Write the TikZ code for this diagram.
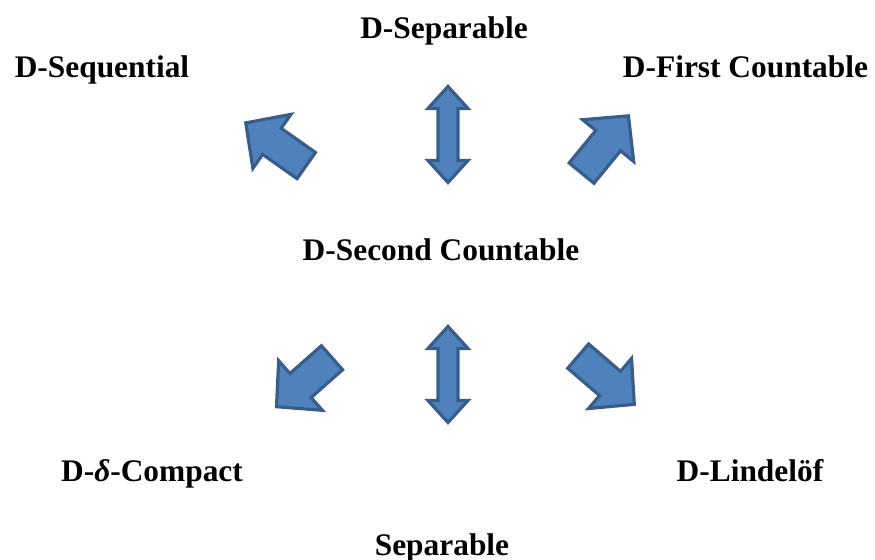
\documentclass[tikz,border=0pt]{standalone}
\usepackage{fontspec}
\setmainfont{Liberation Serif}
\definecolor{arrowfill}{HTML}{4F81BD}
\definecolor{arrowline}{HTML}{385D8A}
\tikzset{
  lbl/.style={font=\fontsize{15.7}{18}\selectfont\bfseries, anchor=base, inner sep=0pt},
  blk/.style={fill=arrowfill, draw=arrowline, line width=1.6pt},
  pics/onearrow/.style={code={
    \draw[blk] (-37,-16) -- (5,-16) -- (5,-33) -- (37,0) -- (5,33) -- (5,16) -- (-37,16) -- cycle;
  }},
  pics/twoarrow/.style={code={
    \draw[blk] (0,48) -- (20,26) -- (10,26) -- (10,-26) -- (20,-26) -- (0,-48)
      -- (-20,-26) -- (-10,-26) -- (-10,26) -- (-20,26) -- cycle;
  }}
}
\begin{document}
\begin{tikzpicture}[x=0.5pt, y=0.5pt]

    \useasboundingbox (0,0) rectangle (875,560);

    \node[lbl] (dsep) at (444, 521) {D-Separable};
    \node[lbl] (dseq) at (102, 482) {D-Sequential};
    \node[lbl] (dfc) at (745.5, 482) {D-First Countable};
    \node[lbl] (dsc) at (441, 299) {D-Second Countable};
    \node[lbl] (ddc) at (152, 78) {D-\textit{δ}-Compact};
    \node[lbl] (dlin) at (750, 78) {D-Lindel\"of};
    \node[lbl] (sep) at (442, 4) {Separable};

    \pic[rotate=144.8] (toseq) at (276, 415.75) {onearrow};
    \pic (tosep) at (448, 425.5) {twoarrow};
    \pic[rotate=50.7] (tofc) at (605, 415.5) {onearrow};

    \pic[rotate=221.4] (todc) at (304.25, 177.75) {onearrow};
    \pic (toseparable) at (448, 185.5) {twoarrow};
    \pic[rotate=-40.7] (tolin) at (606.25, 179.75) {onearrow};

  \end{tikzpicture}
\end{document}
# # # #
Return the material exactly as given, apart from the pictures.

» **Finished exercise**:
Write the TikZ code for this diagram.
\documentclass[tikz,border=0pt]{standalone}
\usepackage{fontspec}
\setmainfont{Liberation Serif}
\definecolor{arrowfill}{HTML}{4F81BD}
\definecolor{arrowline}{HTML}{385D8A}
\tikzset{
  lbl/.style={font=\fontsize{15.7}{18}\selectfont\bfseries, anchor=base, inner sep=0pt},
  blk/.style={fill=arrowfill, draw=arrowline, line width=1.6pt},
  pics/onearrow/.style={code={
    \draw[blk] (-37,-16) -- (5,-16) -- (5,-33) -- (37,0) -- (5,33) -- (5,16) -- (-37,16) -- cycle;
  }},
  pics/twoarrow/.style={code={
    \draw[blk] (0,48) -- (20,26) -- (10,26) -- (10,-26) -- (20,-26) -- (0,-48)
      -- (-20,-26) -- (-10,-26) -- (-10,26) -- (-20,26) -- cycle;
  }}
}
\begin{document}
\begin{tikzpicture}[x=0.5pt, y=0.5pt]

    \useasboundingbox (0,0) rectangle (875,560);

    \node[lbl] (dsep) at (444, 521) {D-Separable};
    \node[lbl] (dseq) at (102, 482) {D-Sequential};
    \node[lbl] (dfc) at (745.5, 482) {D-First Countable};
    \node[lbl] (dsc) at (441, 299) {D-Second Countable};
    \node[lbl] (ddc) at (152, 78) {D-\textit{δ}-Compact};
    \node[lbl] (dlin) at (750, 78) {D-Lindel\"of};
    \node[lbl] (sep) at (442, 4) {Separable};

    \pic[rotate=144.8] (toseq) at (276, 415.75) {onearrow};
    \pic (tosep) at (448, 425.5) {twoarrow};
    \pic[rotate=50.7] (tofc) at (605, 415.5) {onearrow};

    \pic[rotate=221.4] (todc) at (304.25, 177.75) {onearrow};
    \pic (toseparable) at (448, 185.5) {twoarrow};
    \pic[rotate=-40.7] (tolin) at (606.25, 179.75) {onearrow};

  \end{tikzpicture}
\end{document}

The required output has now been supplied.